Ricordo che di colpo tutto si fermava… potevo lasciarmi andare al vuoto del pensiero fissando imbambolata il cielo fuori dalla finestra della mia cameretta…mia madre poi in quei momenti eseguiva gesti rituali che imprimevano, sottolineando che avevo bisogno di cure, maggiore significato all’incanto.
Mi serviva a letto la colazione che in quelle condizioni di salute si trattava di un profumatissimo the caldo con biscotti invece che del solito caffelatte con pane secco… dava aria alla stanza e preparava il comodino con un candido panno bianco e profumato di lavanderia su cui disponeva un cucchiaio da minestra come abbassa lingua, affinché il medico potesse svolgere le pratiche per la visita.

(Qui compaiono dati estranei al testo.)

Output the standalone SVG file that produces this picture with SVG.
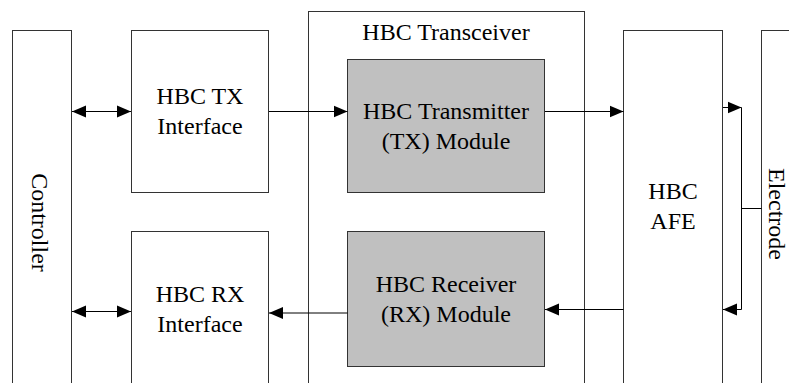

Poi per tutta la giornata era lì, con me… in casa.
La sua presenza mi dava tranquillità e così mi lasciavo andare febbbricitante al dormi-veglia e nei momenti di veglia sentivo la sua presenza accudente.
Sono diventata io stessa mamma e ho compreso che mia madre nella sua incoscienza non aveva paura della malattia, o meglio ne ignorava ogni conseguenza confidando nell’illusione che sempre c’è soluzione nella medicina.
Questo ha permesso a lei di regalarmi quei momenti in cui la malattia diveniva un’occasione per ritrovarci.
Come mamma e come educatrice sento molto vicino ed importante questo argomento credo che “curare la cura” diviene un modo per dare legittimità alla malattia, al dolore e alla paura che ne conseguono. Curare la cura può significare “guarire” curando le nostre relazioni dentro alla malattia, per evitare che si ammalino di più.